* **WHAT TO DO**
Transcribe the whole listing without a single picture.

* **INFORMATION SUPPLIED**
☆ ☆ ☆ ☆
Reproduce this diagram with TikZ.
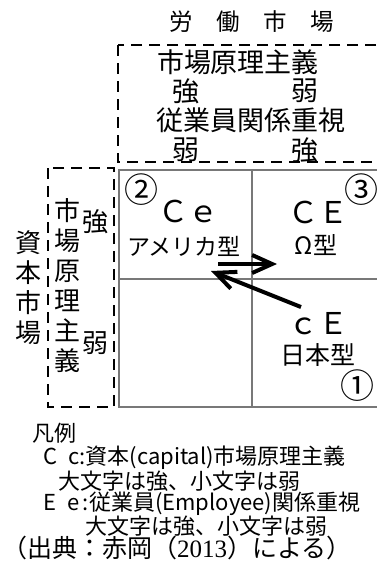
\documentclass[tikz,border=0pt]{standalone}
\usepackage{fontspec}
\setmainfont{Noto Sans CJK JP}
\newfontfamily\serifnum{Liberation Serif}
\usetikzlibrary{arrows.meta}
\newcommand\myfs[2]{\fontsize{#1}{#2}\selectfont}
\begin{document}
\begin{tikzpicture}[x=1pt,y=-1pt,
  dbox/.style={draw=black, line width=2.5pt, dash pattern=on 11pt off 7pt},
  gridline/.style={draw={rgb,255:red,120;green,120;blue,120}, line width=1.6pt},
  arr/.style={line width=4pt, -{Straight Barb[length=20pt,width=18pt]}},
  big/.style={inner sep=0pt, font={\myfs{27}{27}}},
  vert/.style={inner sep=0pt, align=center, font={\myfs{26}{30}}},
  side/.style={inner sep=0pt, font={\myfs{26}{26}}},
  quad/.style={inner sep=0pt, font={\myfs{24}{24}}},
  lat/.style={inner sep=0pt, font={\myfs{30}{30}}},
  circ/.style={inner sep=0pt, font={\myfs{34}{34}}},
  leg/.style={inner sep=0pt, anchor=west, font={\myfs{22}{22}}}
]
\useasboundingbox (0,0) rectangle (377,582);
\fill[white] (0,0) rectangle (377,582);
\clip (0,0) rectangle (377,582);

% title
\node[inner sep=0pt, font={\myfs{23.5}{23.5}}] (title) at (252,22) {労　働　市　場};

% top dashed box (labour market)
\draw[dbox] (118,45) rectangle (400,162);
\node[big] (tmk) at (238,62) {市場原理主義};
\node[big] (ts1) at (186,91) {強};
\node[big] (tw1) at (305,91) {弱};
\node[big] (tem) at (251,120) {従業員関係重視};
\node[big] (tw2) at (186,150) {弱};
\node[big] (ts2) at (305,150) {強};

% left dashed box (capital market)
\draw[dbox] (48,168) rectangle (114,407);
\node[vert] (cap) at (29,288) {資\\本\\市\\場};
\node[vert] (capm) at (67,286) {市\\場\\原\\理\\主\\義};
\node[side] (ls) at (95,222) {強};
\node[side] (lw) at (95,343) {弱};

% grid
\draw[gridline] (119,170) rectangle (386,407);
\draw[gridline] (252,170) -- (252,407);
\draw[gridline] (119,279) -- (386,279);

% quadrant labels
\node[circ] (n2) at (141,190) {②};
\node[lat] (ce) at (188,211) {Ｃｅ};
\node[quad, font={\myfs{23}{23}}] (us) at (184,246) {アメリカ型};
\node[lat] (CE) at (318,212) {ＣＥ};
\node[circ] (n3) at (361,190) {③};
\node[quad] (om) at (316,245) {Ω型};
\node[lat] (cE) at (318,324) {ｃＥ};
\node[quad, font={\myfs{25}{25}}] (jp) at (318,355) {日本型};
\node[circ] (n1) at (357,386) {①};

% arrows
\coordinate (a1s) at (218,264);
\coordinate (a1e) at (277,264);
\coordinate (a2s) at (301,307);
\coordinate (a2e) at (211,271);
\draw[arr] (a1s) -- (a1e);
\draw[arr] (a2s) -- (a2e);

% legend
\node[leg] (lg0) at (32,433) {凡例};
\node[leg] (lg1) at (43,458) {C\enspace c:資本(capital)市場原理主義};
\node[leg] (lg2) at (58,481) {大文字は強、小文字は弱};
\node[leg] (lg3) at (43,504) {E\enspace e\,:従業員(Employee)関係重視};
\node[leg] (lg4) at (85,526) {大文字は強、小文字は弱};
\node[inner sep=0pt, anchor=west, font={\myfs{25}{25}}] (src) at (2,548) {（出典：赤岡（{\serifnum 2013}）による）};
\end{tikzpicture}
\end{document}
☆ ☆ ☆ ☆
* **EXERCISE SOLUTION**
Reproduce this diagram with TikZ.
\documentclass[tikz,border=0pt]{standalone}
\usepackage{fontspec}
\setmainfont{Noto Sans CJK JP}
\newfontfamily\serifnum{Liberation Serif}
\usetikzlibrary{arrows.meta}
\newcommand\myfs[2]{\fontsize{#1}{#2}\selectfont}
\begin{document}
\begin{tikzpicture}[x=1pt,y=-1pt,
  dbox/.style={draw=black, line width=2.5pt, dash pattern=on 11pt off 7pt},
  gridline/.style={draw={rgb,255:red,120;green,120;blue,120}, line width=1.6pt},
  arr/.style={line width=4pt, -{Straight Barb[length=20pt,width=18pt]}},
  big/.style={inner sep=0pt, font={\myfs{27}{27}}},
  vert/.style={inner sep=0pt, align=center, font={\myfs{26}{30}}},
  side/.style={inner sep=0pt, font={\myfs{26}{26}}},
  quad/.style={inner sep=0pt, font={\myfs{24}{24}}},
  lat/.style={inner sep=0pt, font={\myfs{30}{30}}},
  circ/.style={inner sep=0pt, font={\myfs{34}{34}}},
  leg/.style={inner sep=0pt, anchor=west, font={\myfs{22}{22}}}
]
\useasboundingbox (0,0) rectangle (377,582);
\fill[white] (0,0) rectangle (377,582);
\clip (0,0) rectangle (377,582);

% title
\node[inner sep=0pt, font={\myfs{23.5}{23.5}}] (title) at (252,22) {労　働　市　場};

% top dashed box (labour market)
\draw[dbox] (118,45) rectangle (400,162);
\node[big] (tmk) at (238,62) {市場原理主義};
\node[big] (ts1) at (186,91) {強};
\node[big] (tw1) at (305,91) {弱};
\node[big] (tem) at (251,120) {従業員関係重視};
\node[big] (tw2) at (186,150) {弱};
\node[big] (ts2) at (305,150) {強};

% left dashed box (capital market)
\draw[dbox] (48,168) rectangle (114,407);
\node[vert] (cap) at (29,288) {資\\本\\市\\場};
\node[vert] (capm) at (67,286) {市\\場\\原\\理\\主\\義};
\node[side] (ls) at (95,222) {強};
\node[side] (lw) at (95,343) {弱};

% grid
\draw[gridline] (119,170) rectangle (386,407);
\draw[gridline] (252,170) -- (252,407);
\draw[gridline] (119,279) -- (386,279);

% quadrant labels
\node[circ] (n2) at (141,190) {②};
\node[lat] (ce) at (188,211) {Ｃｅ};
\node[quad, font={\myfs{23}{23}}] (us) at (184,246) {アメリカ型};
\node[lat] (CE) at (318,212) {ＣＥ};
\node[circ] (n3) at (361,190) {③};
\node[quad] (om) at (316,245) {Ω型};
\node[lat] (cE) at (318,324) {ｃＥ};
\node[quad, font={\myfs{25}{25}}] (jp) at (318,355) {日本型};
\node[circ] (n1) at (357,386) {①};

% arrows
\coordinate (a1s) at (218,264);
\coordinate (a1e) at (277,264);
\coordinate (a2s) at (301,307);
\coordinate (a2e) at (211,271);
\draw[arr] (a1s) -- (a1e);
\draw[arr] (a2s) -- (a2e);

% legend
\node[leg] (lg0) at (32,433) {凡例};
\node[leg] (lg1) at (43,458) {C\enspace c:資本(capital)市場原理主義};
\node[leg] (lg2) at (58,481) {大文字は強、小文字は弱};
\node[leg] (lg3) at (43,504) {E\enspace e\,:従業員(Employee)関係重視};
\node[leg] (lg4) at (85,526) {大文字は強、小文字は弱};
\node[inner sep=0pt, anchor=west, font={\myfs{25}{25}}] (src) at (2,548) {（出典：赤岡（{\serifnum 2013}）による）};
\end{tikzpicture}
\end{document}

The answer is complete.